According to the government’s own impact assessment, the student loan reforms are predicted to have a “negative impact” on groups such as women, lower earners and those from disadvantaged backgrounds.
'Reforms will entrench inequality'
This month, the Welsh government announced that the reforms won't be enforced despite historically aligning its student support system with England, saying that the measures would “disproportionately” impact women graduates and “benefit the highest earners”.
Chief executive of the Intergenerational Foundation, Liz Emerson, said, “These reforms will entrench inequality. The only winners will be the best-paid graduates.”
New loan arrangements for students have been set back in February 2022 by ministers to take effect on August 1 this year, as the reforms extend the repayment period from 30 to 40 years while cutting the salary threshold at which payments are made to £25,000 and interest rates reduced on the repayment of the loan to retail price index (RPI) inflation.
Ministers believe this move will increase the number of graduates who pay off their loans in their which cuts taxpayer support for student loans from 44p in the pound to as low as 23p in the pound. Figures estimated by London Economics say the average debt of first-degree graduates on graduation is about £50,800.
Chloe Field, vice president for higher education at the National Union of Students, said: “This is yet more evidence the current system is failing students, and society more widely. On top of the pitiful maintenance loan increases, which have failed to keep pace with inflation, and have left students at the mercy of the cost of living crisis, we believe a major overhaul is needed.”

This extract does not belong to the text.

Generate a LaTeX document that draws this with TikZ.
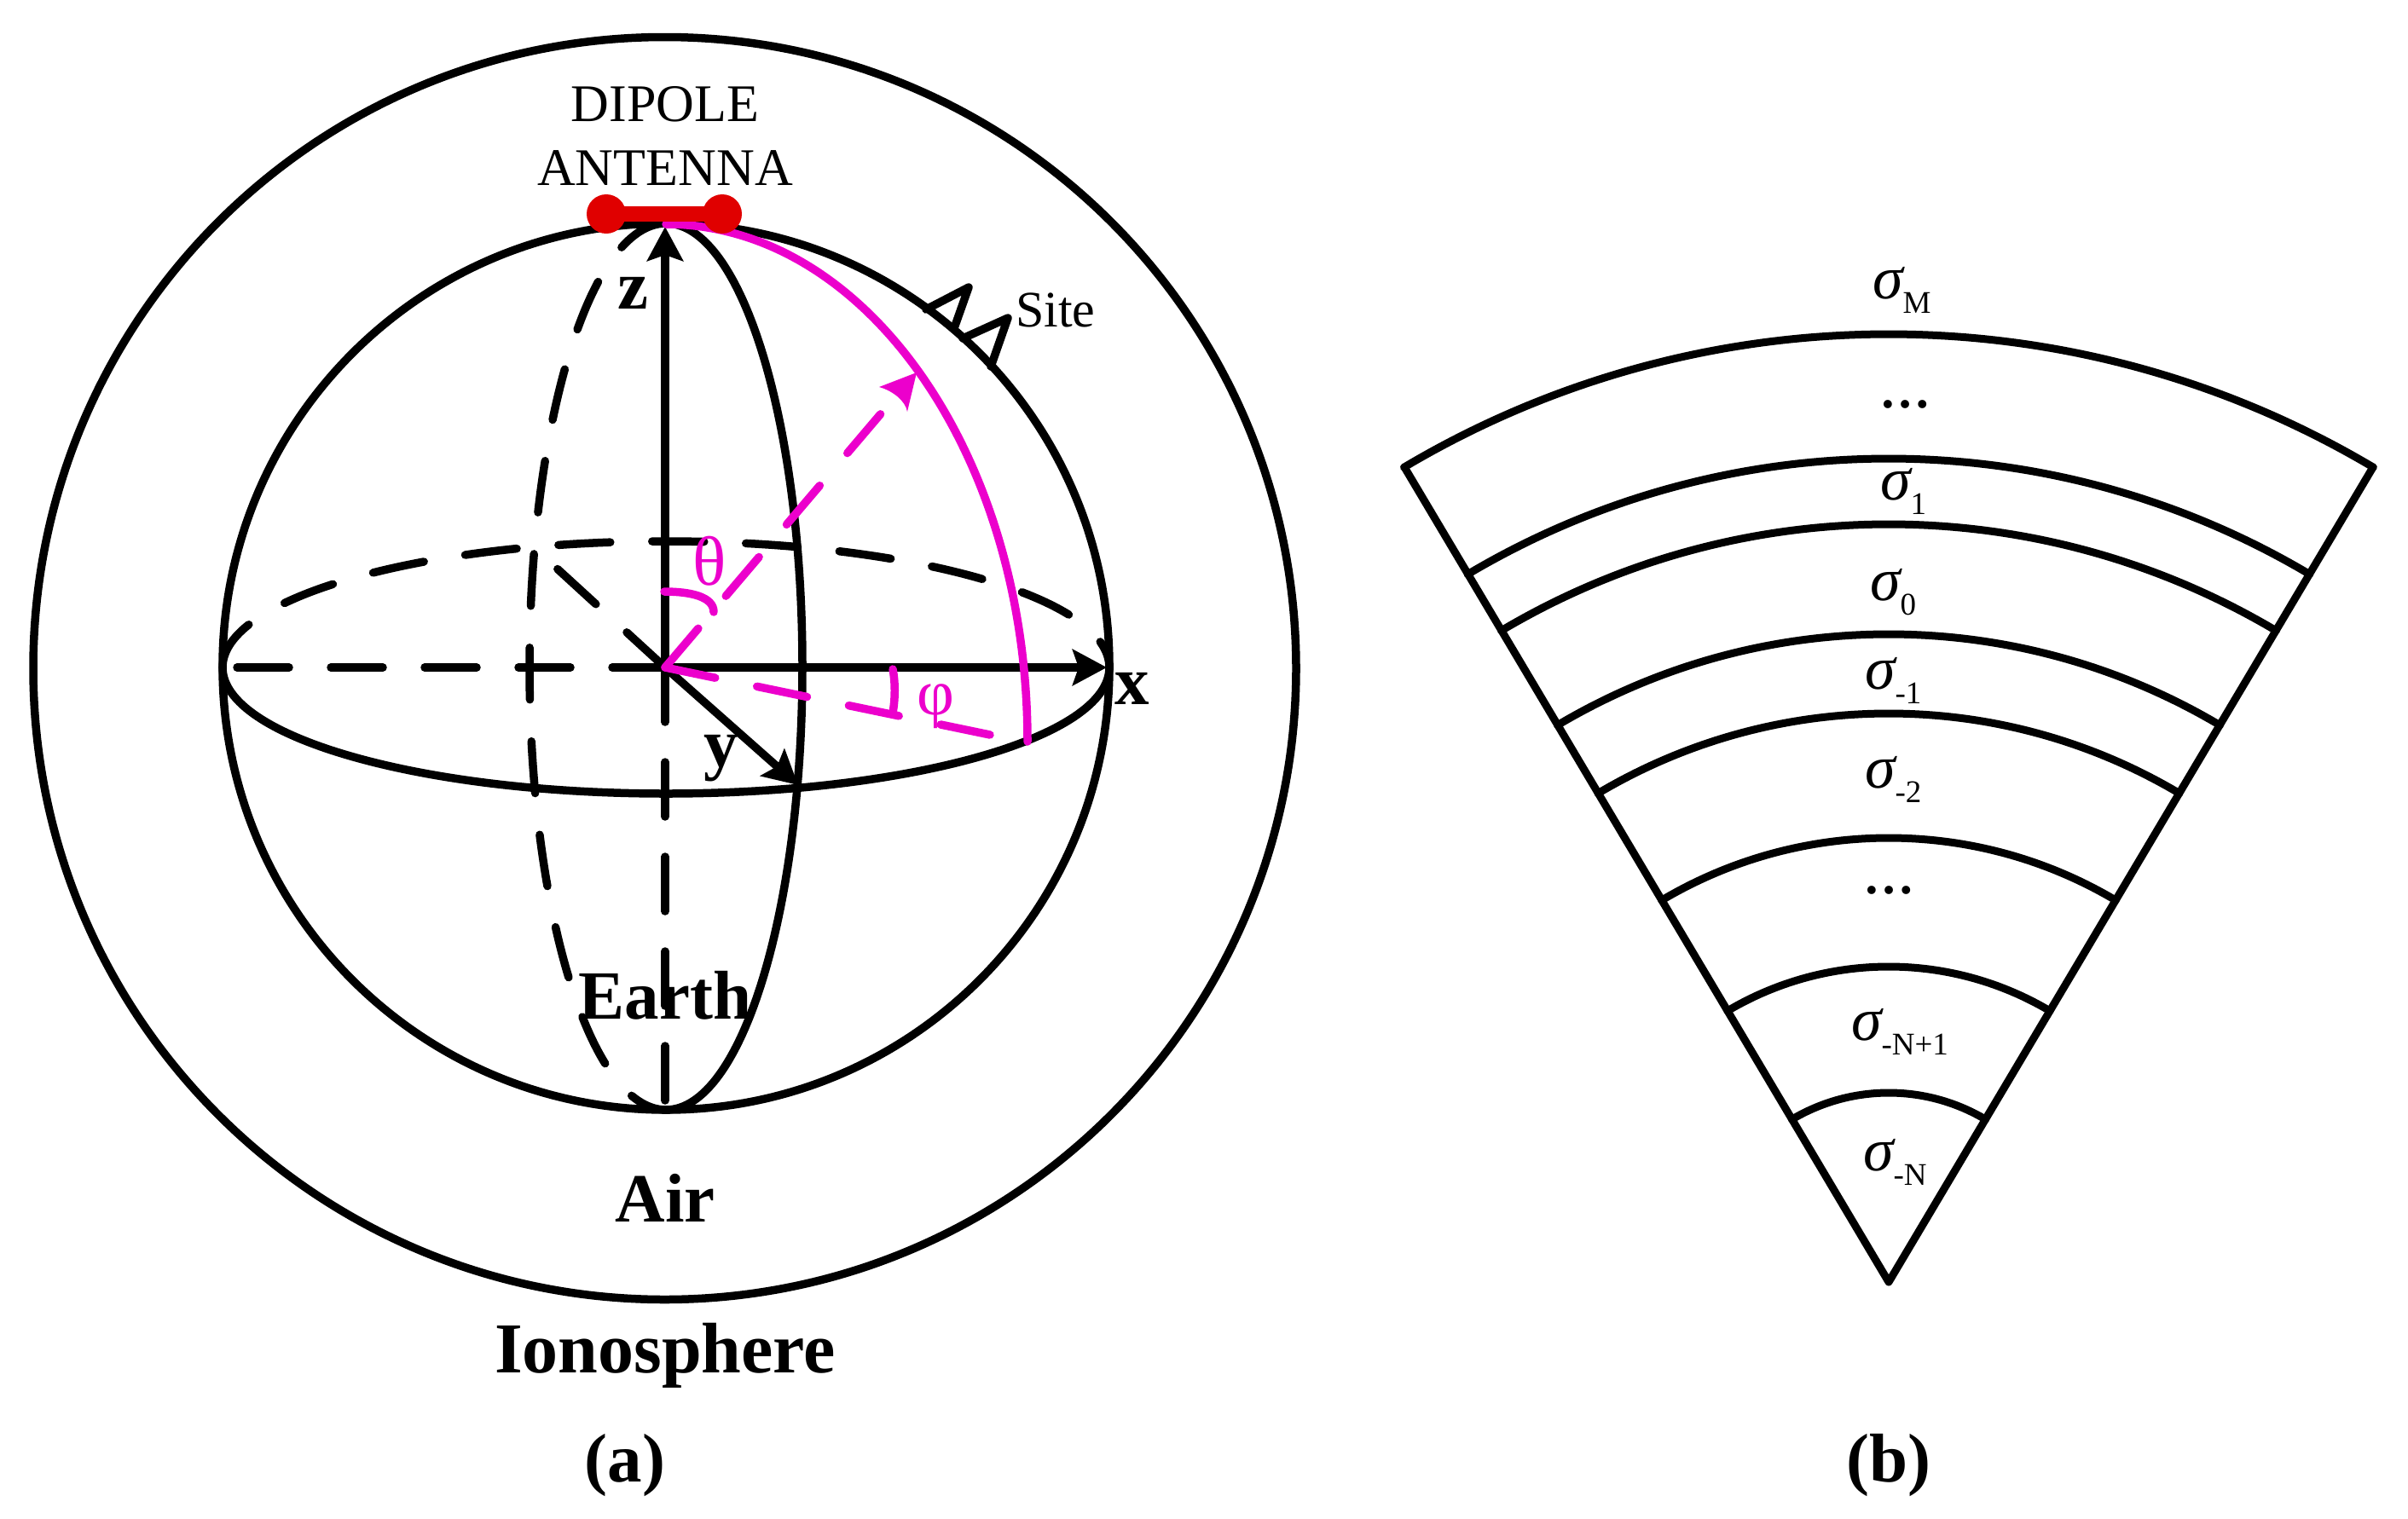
\documentclass[tikz,border=0pt]{standalone}
\usepackage{fontspec}
\setmainfont{Liberation Serif}
\usetikzlibrary{arrows.meta}
\definecolor{mag}{RGB}{236,0,204}
\definecolor{dipred}{RGB}{224,0,0}
\newcommand{\fs}[1]{\fontsize{#1}{#1}\selectfont}
\newcommand{\sgm}[1]{{\fs{72}\itshape σ}{\fs{37}\raisebox{-17pt}{#1}}}
\tikzset{
  x=1pt,y=-1pt,
  every node/.style={inner sep=0pt,outer sep=0pt,anchor=base},
  ln/.style={line width=9.5pt,line cap=round,line join=round},
  dsh/.style={ln,dash pattern=on 61pt off 49pt},
  mg/.style={ln,draw=mag},
  mgd/.style={mg,dash pattern=on 60pt off 50pt},
  ar/.style={-{Stealth[length=40pt,width=42pt,inset=7pt]}},
  big/.style={font=\fs{81}\bfseries},
  lay/.style={line width=9pt,line cap=round},
  sg/.style={anchor=base west},
  dots/.style={font=\fs{60}\bfseries},
}
\begin{document}
\begin{tikzpicture}
\useasboundingbox (0,0) rectangle (2824,1781);
\fill[white] (0,0) rectangle (2824,1781);
\coordinate (S) at (781,782);
\coordinate (O) at (780,783);
\coordinate (xt) at (1298,783);
\coordinate (xl) at (278,783);
\coordinate (el) at (261,783);
\coordinate (zt) at (780,266);
\coordinate (mt) at (781,262);
\coordinate (zb) at (780,1300);
\coordinate (yt) at (936,921);
\coordinate (yb) at (650,664);
\coordinate (tt) at (1075,437);
\coordinate (tb) at (1035,483);
\coordinate (pt) at (1161,862);
\coordinate (at) at (781,263);
% ionosphere and earth
\draw[ln] (779.5,784) circle[radius=740.5];
\draw[ln] (S) circle[radius=520];
% equator
\draw[ln] (el) arc[start angle=180,end angle=0,x radius=520,y radius=148];
\draw[dsh] (el) arc[start angle=180,end angle=360,x radius=520,y radius=148];
% meridian
\draw[ln] (mt) arc[start angle=270,end angle=450,x radius=160,y radius=520];
\draw[dsh] (mt) arc[start angle=270,end angle=90,x radius=160,y radius=520];
% axes
\draw[ln,ar] (O) -- (zt);
\draw[ln,ar] (O) -- (xt);
\draw[ln,ar] (O) -- (yt);
\draw[dsh] (xl) -- (O);
\draw[ln,dash pattern=on 64pt off 47pt] (O) -- (zb);
\draw[dsh] (O) -- (yb);
% magenta
\draw[mg] (at) arc[start angle=270,end angle=360,x radius=424,y radius=607];
\draw[mgd] (O) -- (tb);
\fill[mag] (tt) -- (1031,454) .. controls (1046,458) and (1062,470) .. (1064,483) -- cycle;
\draw[mgd] (O) -- (pt);
\draw[mg] (779,694) .. controls (810,694) and (837,700) .. (837,718);
\draw[mg] (1047,785) .. controls (1050,800) and (1050,820) .. (1047,836);
% site
\draw[ln] (1086,363) -- (1136,337) -- (1119,385);
\draw[ln] (1129,397) -- (1182,373) -- (1162,430);
% dipole
\draw[dipred,line width=18pt] (711,251) -- (847,251);
\fill[dipred] (711,251) circle[radius=23];
\fill[dipred] (847,251) circle[radius=23];
% labels
\node[font=\fs{62}] (dip) at (780,142) {DIPOLE};
\node[font=\fs{62}] (ant) at (780,217) {ANTENNA};
\node[font=\fs{60},anchor=base west] (site) at (1191,383) {Site};
\node[big] (zl) at (742,362) {z};
\node[big] (xlb) at (1328,826) {x};
\node[big] (ylb) at (846,899) {y};
\node[font=\fs{82},text=mag] (th) at (832,686) {θ};
\node[font=\fs{76},text=mag] (ph) at (1097,838) {φ};
\node[big] (earth) at (780,1195) {Earth};
\node[big] (air) at (780,1433) {Air};
\node[font=\fs{84}\bfseries] (iono) at (780,1610) {Ionosphere};
\node[big] (la) at (733,1738) {(a)};
\node[big] (lb) at (2215,1738) {(b)};
% sector
\coordinate (A) at (2215,1504);
\coordinate (SL) at (1647,548);
\coordinate (SR) at (2783,548);
\foreach \r in {1112,966,889,760,667,521,370,222}{
  \draw[lay] (2215-\r*0.5112,1504-\r*0.8595) arc[start angle=239.26,end angle=300.74,radius=\r];
}
\draw[lay,line join=round] (SL) -- (A) -- (SR);
\node[sg] (s1) at (2196,350) {\sgm{M}};
\node[dots] (d1) at (2234,478) {…};
\node[sg] (s2) at (2205,586) {\sgm{1}};
\node[sg] (s3) at (2193,704) {\sgm{0}};
\node[sg] (s4) at (2187,808) {\sgm{-1}};
\node[sg] (s5) at (2187,924) {\sgm{-2}};
\node[dots] (d2) at (2215,1048) {…};
\node[sg] (s6) at (2171,1220) {\sgm{-N+1}};
\node[sg] (s7) at (2185,1373) {\sgm{-N}};
\end{tikzpicture}
\end{document}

A Department for Education spokesperson said: “It is important that we have a sustainable student finance system that is fair to students and taxpayers."
“Through these reforms, more than half of borrowers will repay their loans in full, compared to the current rate of 20%... To help students who need further support, we have made an additional £15m available, increasing our student premium funding to £276m this academic year.”